Of course there are some exceptions. Some leaders in the profession who are prepared to lead for the greater good. However I am afraid business people are not radicals or rebels in their market place.
So what is the answer? The momentum for action has to come from the bottom. I believe that the momentum for the fight came from the rank and file of the Bar and was then splendidly taken up by the CBA. The Manchester meeting, the first real example of direct action, came from the ground up. It was not a Circuit initiative, it was the initiative of Circuiteers. The great and the good counselled against it. It went ahead. It was a success. It crossed a Rubicon. We have not looked back.
“Barristers and solicitors are different!” I hear you all cry. If you are called Sherlock may I point out that I get that and you do not have any excrement. Which is less pithy than the well known phrase or saying. But I do get it. And it is why solicitors would have to do something different.

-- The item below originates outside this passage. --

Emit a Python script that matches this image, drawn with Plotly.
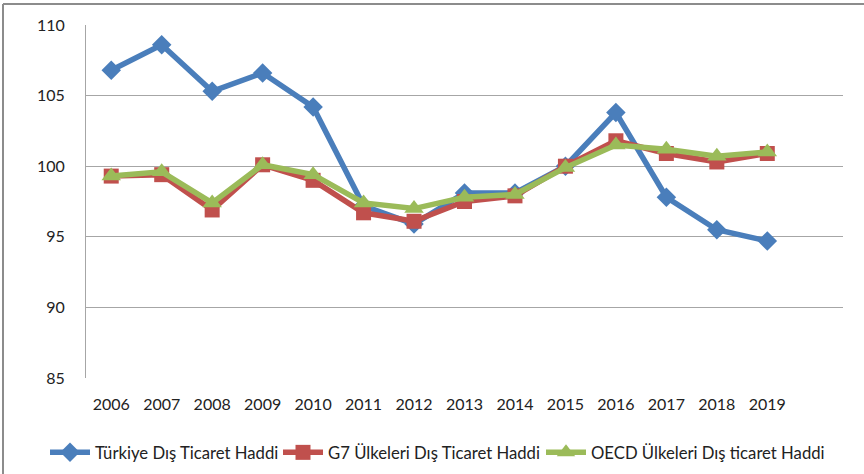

I get why your boss cannot take action. That does not stop you. If legal aid solicitors, caseworkers, fee earners, legal executives and support staff could join together to protest against Government cuts, then that would be a wonderful thing. “But how?” you cry. It is all about unity. And all about unions.
Form or join a Union. Unison would be a good bet. Today public service workers went on strike. You could join them. And bring the CJS to a grinding halt. And if you did, then that would get your shop stewards, the likes of Bill Waddington and Nicola Hill, in the room with Grayling.
Lawyers are brilliant at standing up for others but less good at standing up for themselves. Lawyers are brilliant at being fearless but are paralysed by fear of the competition. Take that out of the equation. Your boss does not have to risk losing their contract. It could be legitimate collective action. It would be the rank and file standing together.
Why should you? You should do it because you believe that the Government’s changes are detrimental to justice. You should do it because you believe in the principles that lie behind our criminal justice system. But you should also do it because you or your colleague or your typist or your mate from university is about to be made redundant. You should do it because you are an individual who knows what is happening is wrong.